Perbedaan pilihan dalam demokrasi ada keasyikan tersendiri. Riuh dan debat alias “becelekeh” itu lumrah, yang penting tak saling membantai. Seringkali saya ungkapkan, politik itu cukup sampai tenggorokan jangan sampai masuk ke hati, ntar sakit hati. Kalau cuma sampai tenggorokan paling sakit tenggorokan alias habis suara.
Orangtua kita dulu pernah menasehatkan: “Selama sendok, garpu, piring, cangkir, mangkok & perabotan lainnya masih dalam satu rak, maka dipastikan berbenturan dan berbunyi “klontang-klonteng”.
Nasehat orangtua kita ini bermaksud untuk kita bijak dalam menghadapi perbedaan, “klontang-klonteng” mah sudah biasa, yang penting jangan sampai pecah. Gambaran dalam kehidupan kita, terjadi gesekan dan kadangkala suara keras yang mengagetkan sekitar, baik itu dalam komunitas, organisasi, perkumpulan, organisasi, lembaga, instansi bahkan pasti juga dalam keluarga.
Budaya Sebagai Lem Perekat
BUDAYA adalah kekayaan yang tercipta dari nilai-nilai kearifan (local wisdom). Budaya adalah jalan besar nan indah menjadi lem perekat bangsa Indonesia. Ketika Bhennika Tunggal Ika dicetuskan sebagai semboyan kita, menunjukkan betapa budaya Indonesia yang teramat kaya dan indah ini menyatu dalam kebersamaan sebagai anak bangsa.

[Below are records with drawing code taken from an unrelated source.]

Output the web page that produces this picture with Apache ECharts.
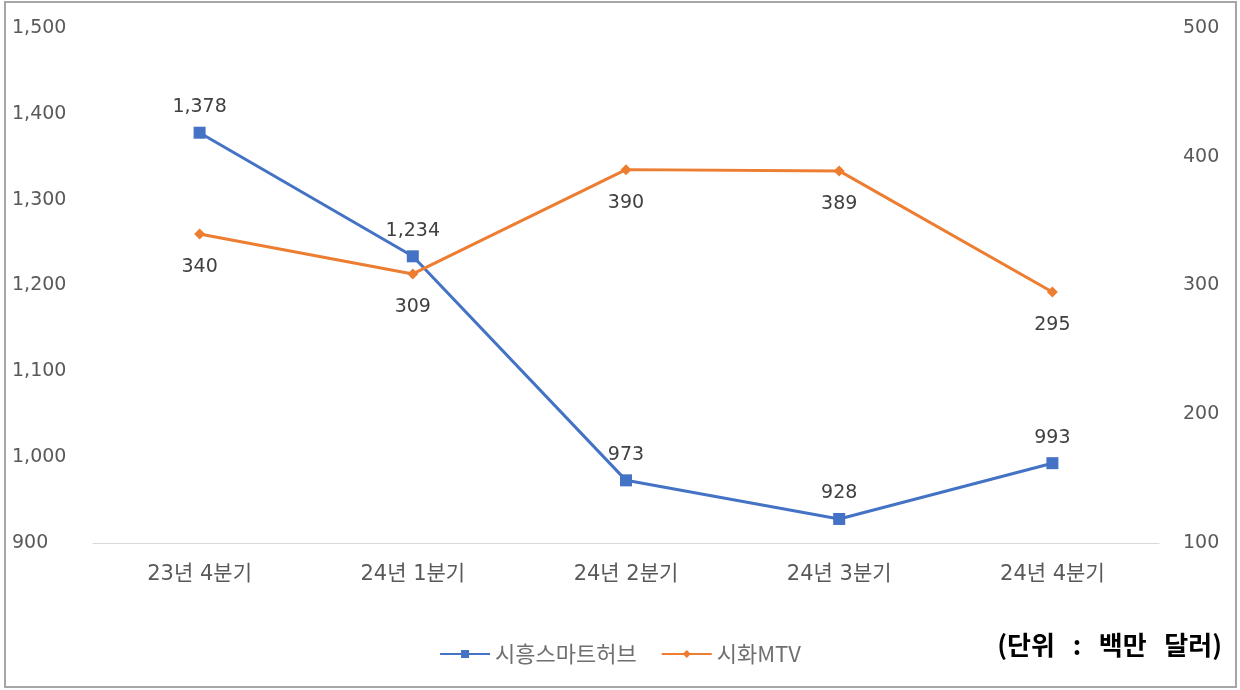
<!DOCTYPE html>
<html>
<head>
<meta charset="utf-8">
<script src="https://cdn.jsdelivr.net/npm/echarts@6/dist/echarts.min.js"></script>
<style>
  html, body { margin: 0; padding: 0; background: #fff; }
  #chart { width: 1240px; height: 690px; }
</style>
</head>
<body>
<div id="chart"></div>
<script>
const categories = ['23년 4분기', '24년 1분기', '24년 2분기', '24년 3분기', '24년 4분기'];
const siheungHub = [1378, 1234, 973, 928, 993];
const sihwaMTV = [340, 309, 390, 389, 295];

const font = "'DejaVu Sans', 'Noto Sans CJK KR', sans-serif";
const krFont = "'Noto Sans CJK KR', sans-serif";
const fmt = (v) => v.toLocaleString('en-US');

const chart = echarts.init(document.getElementById('chart'));
chart.setOption({
  animation: false,
  grid: { left: 93, right: 81, top: 28, bottom: 147 },
  legend: {
    bottom: 20,
    left: 'center',
    itemGap: 24,
    itemWidth: 50,
    itemHeight: 10,
    textStyle: { fontFamily: krFont, fontSize: 22, color: '#6f6f6f' },
    data: ['시흥스마트허브', '시화MTV']
  },
  xAxis: {
    type: 'category',
    data: categories,
    axisTick: { show: false },
    axisLine: { lineStyle: { color: '#d9d9d9' } },
    axisLabel: { fontFamily: font, fontSize: 21, color: '#595959', margin: 21 }
  },
  yAxis: [
    {
      type: 'value', min: 900, max: 1500, interval: 100,
      splitLine: { show: false },
      axisLabel: {
        fontFamily: font, fontSize: 19, color: '#595959',
        formatter: fmt, align: 'left', margin: 81, lineHeight: 30, verticalAlign: 'middle'
      }
    },
    {
      type: 'value', min: 100, max: 500, interval: 100,
      splitLine: { show: false },
      axisLabel: { fontFamily: font, fontSize: 19, color: '#595959', margin: 24, lineHeight: 30 }
    }
  ],
  series: [
    {
      name: '시흥스마트허브',
      type: 'line',
      yAxisIndex: 0,
      data: siheungHub,
      symbol: 'rect',
      symbolSize: 12,
      color: '#4472C4',
      lineStyle: { width: 3 },
      label: {
        show: true, position: 'top', distance: 10,
        fontFamily: font, fontSize: 19, color: '#404040',
        formatter: (p) => fmt(p.value)
      }
    },
    {
      name: '시화MTV',
      type: 'line',
      yAxisIndex: 1,
      data: sihwaMTV,
      symbol: 'diamond',
      symbolSize: 11,
      color: '#ED7D31',
      lineStyle: { width: 3 },
      label: {
        show: true, position: 'bottom', distance: 18,
        fontFamily: font, fontSize: 19, color: '#404040'
      }
    }
  ],
  graphic: [
    {
      type: 'rect',
      shape: { x: 5, y: 2, width: 1231, height: 685 },
      style: { fill: 'none', stroke: '#a6a6a6', lineWidth: 2 }
    },
    {
      type: 'text',
      right: 18,
      top: 632,
      style: {
        text: '(단위   :   백만   달러)',
        font: "bold 26px 'Noto Sans CJK KR', sans-serif",
        fill: '#000'
      }
    }
  ]
});
</script>
</body>
</html>
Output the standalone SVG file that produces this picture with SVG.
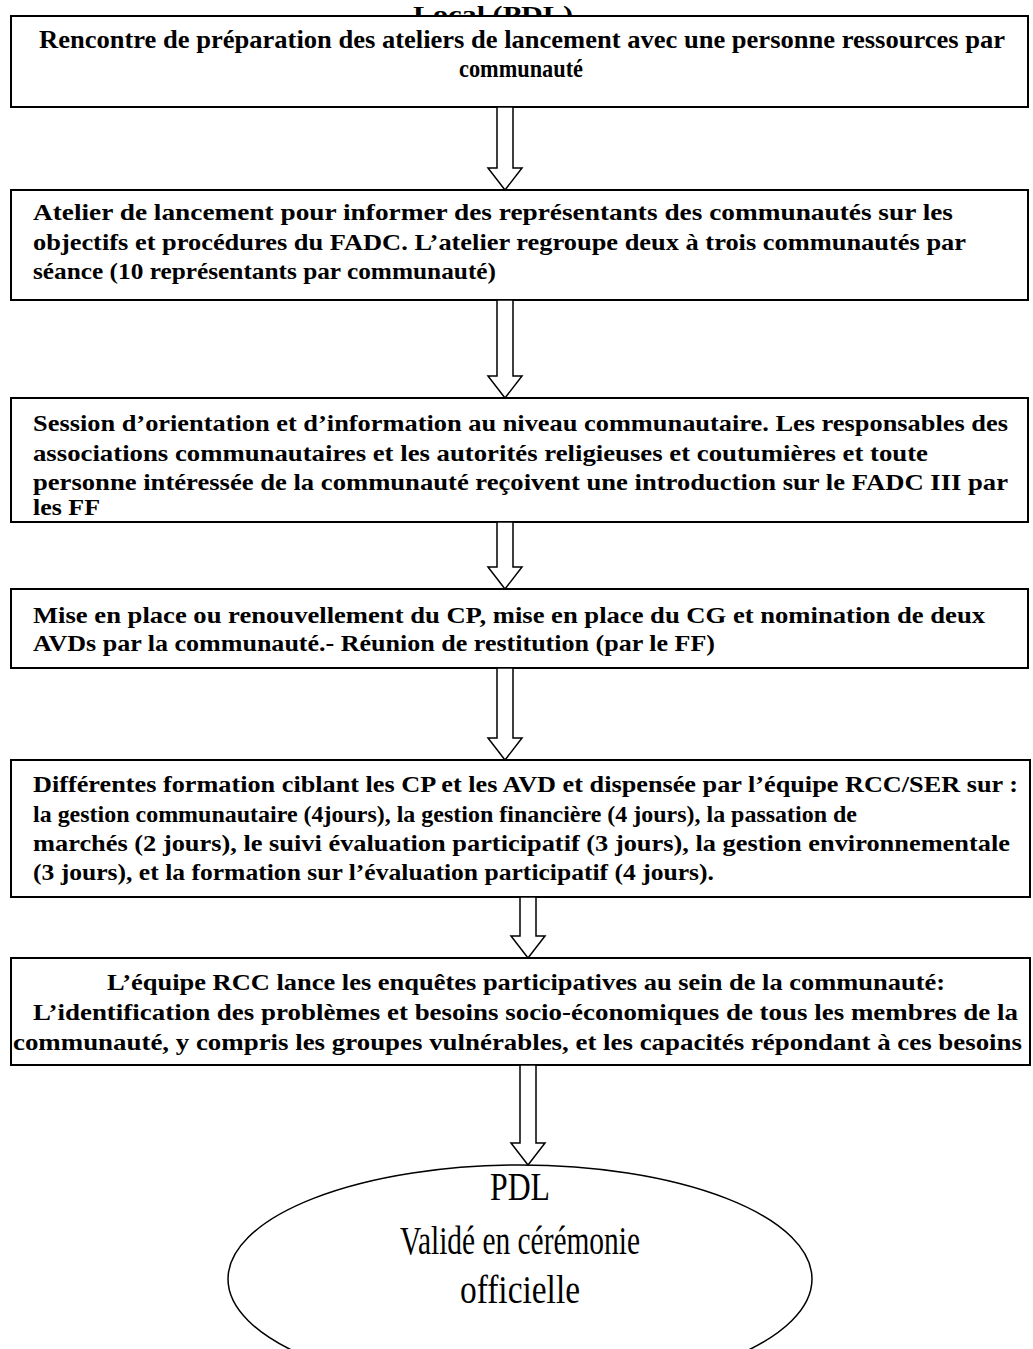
<svg xmlns="http://www.w3.org/2000/svg" width="1033" height="1349" viewBox="0 0 1033 1349">
<style>
.bx{fill:#fff;stroke:#000;stroke-width:2}
.t{font-family:"Liberation Serif","Times New Roman",serif;font-weight:bold;font-size:23px;fill:#000}
.t1{font-family:"Liberation Serif","Times New Roman",serif;font-weight:bold;font-size:25px;fill:#000}
.e{font-family:"Liberation Serif","Times New Roman",serif;font-size:40px;fill:#000;text-anchor:middle}
.ar{fill:#fff;stroke:#000;stroke-width:1.5}
</style>
<rect width="1033" height="1349" fill="#fff"/>
<text class="t" x="413" y="22" textLength="160" lengthAdjust="spacingAndGlyphs">Local (PDL)</text>
<g id="n1">
<rect class="bx" x="11" y="16" width="1017" height="91"/>
<text class="t1" x="39" y="48" textLength="966" lengthAdjust="spacingAndGlyphs">Rencontre de préparation des ateliers de lancement avec une personne ressources par</text>
<text class="t1" x="459" y="77" textLength="124" lengthAdjust="spacingAndGlyphs">communauté</text>
</g>
<g id="n2">
<rect class="bx" x="11" y="190" width="1017" height="110"/>
<text class="t" x="33" y="220" textLength="920" lengthAdjust="spacingAndGlyphs">Atelier de lancement  pour  informer des représentants des communautés  sur les</text>
<text class="t" x="33" y="250" textLength="933" lengthAdjust="spacingAndGlyphs">objectifs et procédures du FADC. L’atelier regroupe deux à trois communautés par</text>
<text class="t" x="33" y="279" textLength="463" lengthAdjust="spacingAndGlyphs">séance (10 représentants par communauté)</text>
</g>
<g id="n3">
<rect class="bx" x="11" y="398" width="1017" height="124"/>
<text class="t" x="33" y="431" textLength="975" lengthAdjust="spacingAndGlyphs">Session d’orientation et d’information  au niveau communautaire.  Les responsables des</text>
<text class="t" x="33" y="461" textLength="895" lengthAdjust="spacingAndGlyphs">associations communautaires  et les autorités religieuses et coutumières et toute</text>
<text class="t" x="33" y="490" textLength="975" lengthAdjust="spacingAndGlyphs">personne intéressée de la communauté  reçoivent une introduction sur le FADC  III  par</text>
<text class="t" x="33" y="515" textLength="67" lengthAdjust="spacingAndGlyphs">les FF</text>
</g>
<g id="n4">
<rect class="bx" x="11" y="589" width="1017" height="79"/>
<text class="t" x="33" y="623" textLength="952" lengthAdjust="spacingAndGlyphs">Mise en place ou renouvellement du CP, mise en place du CG et nomination  de deux</text>
<text class="t" x="33" y="651" textLength="682" lengthAdjust="spacingAndGlyphs">AVDs  par  la communauté.-  Réunion de restitution (par le FF)</text>
</g>
<g id="n5">
<rect class="bx" x="11" y="760" width="1019" height="137"/>
<text class="t" x="33" y="792" textLength="985" lengthAdjust="spacingAndGlyphs">Différentes formation  ciblant les CP et les AVD et dispensée par l’équipe RCC/SER sur :</text>
<text class="t" x="33" y="822" textLength="824" lengthAdjust="spacingAndGlyphs">la gestion communautaire  (4jours), la gestion financière (4 jours), la passation de</text>
<text class="t" x="33" y="851" textLength="977" lengthAdjust="spacingAndGlyphs">marchés (2 jours), le suivi évaluation  participatif  (3 jours), la gestion environnementale</text>
<text class="t" x="33" y="880" textLength="681" lengthAdjust="spacingAndGlyphs">(3 jours), et la formation  sur l’évaluation  participatif  (4 jours).</text>
</g>
<g id="n6">
<rect class="bx" x="11" y="958" width="1019" height="107"/>
<text class="t" x="107" y="990" textLength="838" lengthAdjust="spacingAndGlyphs">L’équipe  RCC  lance les enquêtes participatives au sein de la communauté:</text>
<text class="t" x="33" y="1020" textLength="985" lengthAdjust="spacingAndGlyphs">L’identification  des problèmes  et besoins socio-économiques  de tous les membres de la</text>
<text class="t" x="13" y="1050" textLength="1009" lengthAdjust="spacingAndGlyphs">communauté,  y compris les groupes vulnérables,  et  les capacités répondant  à ces besoins</text>
</g>
<g id="n7">
<ellipse cx="520" cy="1279" rx="292" ry="114" fill="#fff" stroke="#000" stroke-width="1.5"/>
<text class="e" x="520" y="1200" textLength="60" lengthAdjust="spacingAndGlyphs">PDL</text>
<text class="e" x="520" y="1254" textLength="240" lengthAdjust="spacingAndGlyphs">Validé en cérémonie</text>
<text class="e" x="520" y="1303" textLength="120" lengthAdjust="spacingAndGlyphs">officielle</text>
</g>
<g id="connectors">
<path class="ar" d="M497,107 V168 H488 L505,190 L522,168 H513 V107 Z"/>
<path class="ar" d="M497,300 V376 H488 L505,398 L522,376 H513 V300 Z"/>
<path class="ar" d="M497,522 V567 H488 L505,589 L522,567 H513 V522 Z"/>
<path class="ar" d="M497,668 V738 H488 L505,760 L522,738 H513 V668 Z"/>
<path class="ar" d="M520,897 V936 H511 L528,958 L545,936 H536 V897 Z"/>
<path class="ar" d="M520,1065 V1143 H511 L528,1165 L545,1143 H536 V1065 Z"/>
</g>
</svg>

Pemahaman budaya yang rendah, rentan akan membuat bangsa ini berpecah belah. Apalagi generasi Gen Z dan Milenial yang semakin menjauh dari nilai-nilai budaya, sehingga adab dan etika serta penghormatan pada nilai-nilai sejarah dan budaya sangatlah minim. Oleh karenanya, penting bagi Pemerintah dari Pusat sampai Desa untuk kembali menggali nilai-nilai budaya sebagai karakter bangsa. Sebab tahun demi tahun, Indonesia berkarakter budaya semakin tak jelas. Budaya itu bukan setiap tahun pada peringatan 17 Agustus dengan memakai busana adat suatu daerah. Itu hanya penampakan saja, yang paling penting adalah kebijakan dan membentuk watak.